A woman's voice emerged, reminding me a bit of Nurse Ratchet's in One Flew Over the Cuckoo's Nest.Clench, and unclench, became her message. Your fists, your toes, your eyes. At the time, I was at home, sitting on the floor against my radiator, trying not to let sciatica ruin the moment. I changed rooms, taking my laptop with me to my bedroom. I lay on the bed in the darkened room and continued clenching and unclenching. I think I fell asleep.
I listened to about four of the twelve tracks, consciously or otherwise. The tracks are not enlightening, but perhaps that's not the point. I did ultimately feel relaxed. I continued to maintain my vibe by playing Pink Floyd, their 'More' soundtrack. No more clenching and unclenching and certainly no more Middle Ages. Pink Floyd, in their late 60s, early 70s period somehow capture the mood of the Mediterranean civilizations of ancient Greece and Rome, humanity's first enlightenment, simultaneously tranquil and coruscating, before the Middle Ages ruined it. I lay back and listened and I was on some Greek coast, a slight breeze to keep me cool, and no one else around.

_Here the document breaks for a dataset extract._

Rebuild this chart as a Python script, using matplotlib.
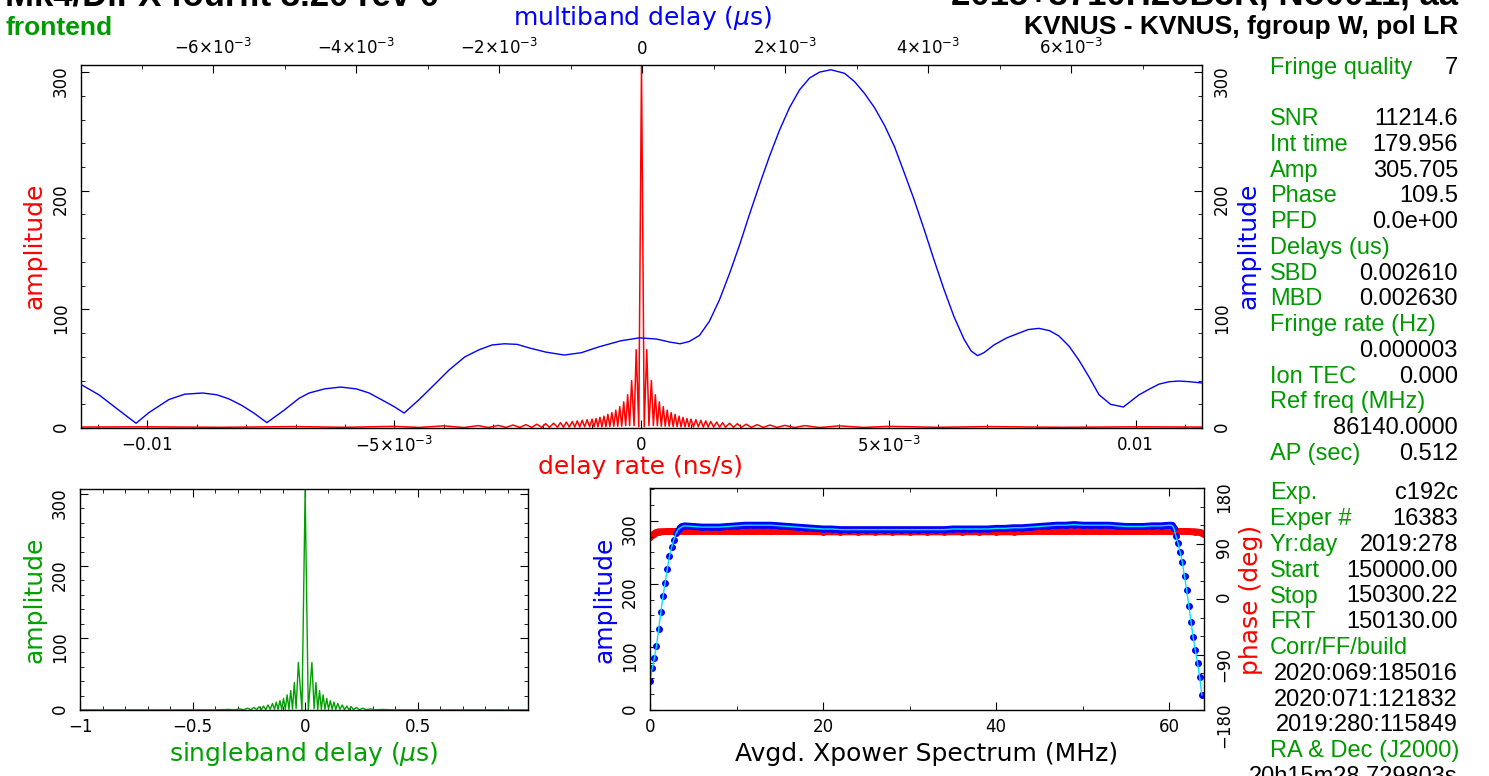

I wrote a post about Valentine's Day, about how all these holidays and festivals are there to be turned into your own thing. It's the same with these kind of mental-health listening tracks, I think. They make you cringe, in the way that Valentine's Day can make you cringe, but you adapt it to your own tastes and it becomes something worth doing. So I'm glad I listened to the tracks and will continue doing so, followed by my own thing, Pink Floyd or Jeff Buckley or whoever, it's the first time I've relaxed like this on my bed in the darkness, not counting going to bed, and perhaps the Middle Ages doesn't seem so bad anymore, and what was I really doing with my time anyway?